Some years ago in reading/listening to Wayne's words about his own journey and deepening over his lifetime, I realized that Wayne started off as a motivational speaker, and while he still may possess that salesman-type pitch for self-help technologies, he has matured deeply in his own search for truth, peace and happiness. Instead of being critical of the commercialization built into Deepak Chopra's "empire", I instead choose to see him as a poet-MD, who also wishes to experience material abundance.
There are students in kindergarten and they ought to be met by teachers who are meant for kindergarten. There are students in PhD courses and they ought to be met by teachers who have credentials to guide doctoral candidates. This is a vast universe and it has room for allowing many types of creations and experiences to be created and experienced.
To me there is inherent perfection in this process of Life, in this Universe. Somehow what will help us, finds its way to us, or vice-versa.

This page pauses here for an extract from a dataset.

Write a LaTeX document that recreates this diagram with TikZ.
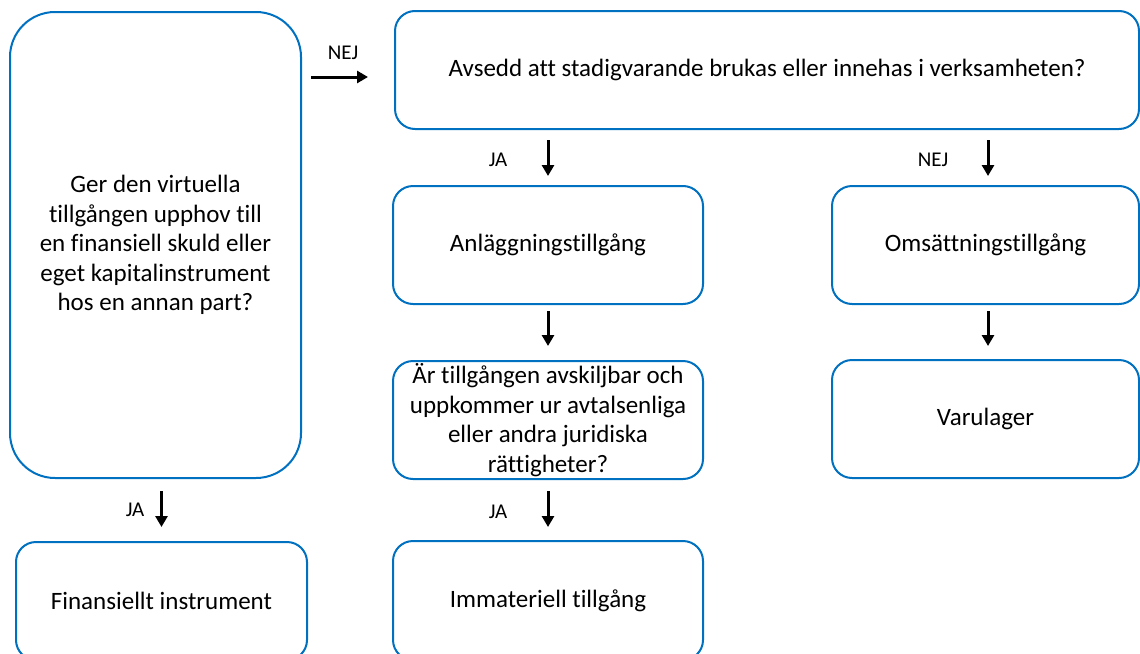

There is no need to call anyone "less wise" or "less authentic". At the same time there is no need to compare PhDs with kindergarteners. Let each person's inner needs guide them to whatever will help them.
Another thing I would encourage fellow seekers to consider is to have a strong spiritual practice, regardless of the fact that the via negativa approach says that "there is nothing to practice, and nowhere to get to". Papaji would say "no teacher, no teaching, no practice". I disagree with the superficial understanding of this profound truth. It takes effort to become effortless, at least in my world it does. And to go to formlessness, one can use form. We are inspired by Eckhart, a form, to go towards formlessness or consciousness. I concede that I am a dualist who speaks of non-duality. Until my ego exists, my spiritual work must go on. The paradox in Eckhart's teachings is that he says that the illusion can be given up in one instant, but the question is how many people are able to do that, even when they desperately want to experience what he is speaking of?
The Advaita or via negativa path attracts strong intellects, people who are good at debating and making themselves look good, without really surrendering the ego or eliminating the resistance/illusion. Anyone can make proclamations to the effect of "Kill the Buddha", "There is no goal", "God is already here, you are already That!" The key is to not be seduced by the intellectual simplicity of this path and stay engaged in the complexity and richness of the challenges of every day life as experienced in our hearts, feelings, emotions. Just because I can speak of the moon, does not mean I have been there, or that I am living there.
People write so many things on this forum, and I wonder to what degree they are living it. Unlike Eckhart I think that I have many lifetimes to go before I can stabilize in inner peace. I believe that he is genuinely in a place where his ego has given way to his real nature, and that he is stabilized in this. My hypothesis about Eckhart is that he has done some tremendous spiritual work/practice in previous lifetimes. I am not trying to discourage people who wish to believe in instant enlightenment, but I have a simple question for those who believe in it: are you stabilized in what Eckhart describes, on a 24 x 7 basis?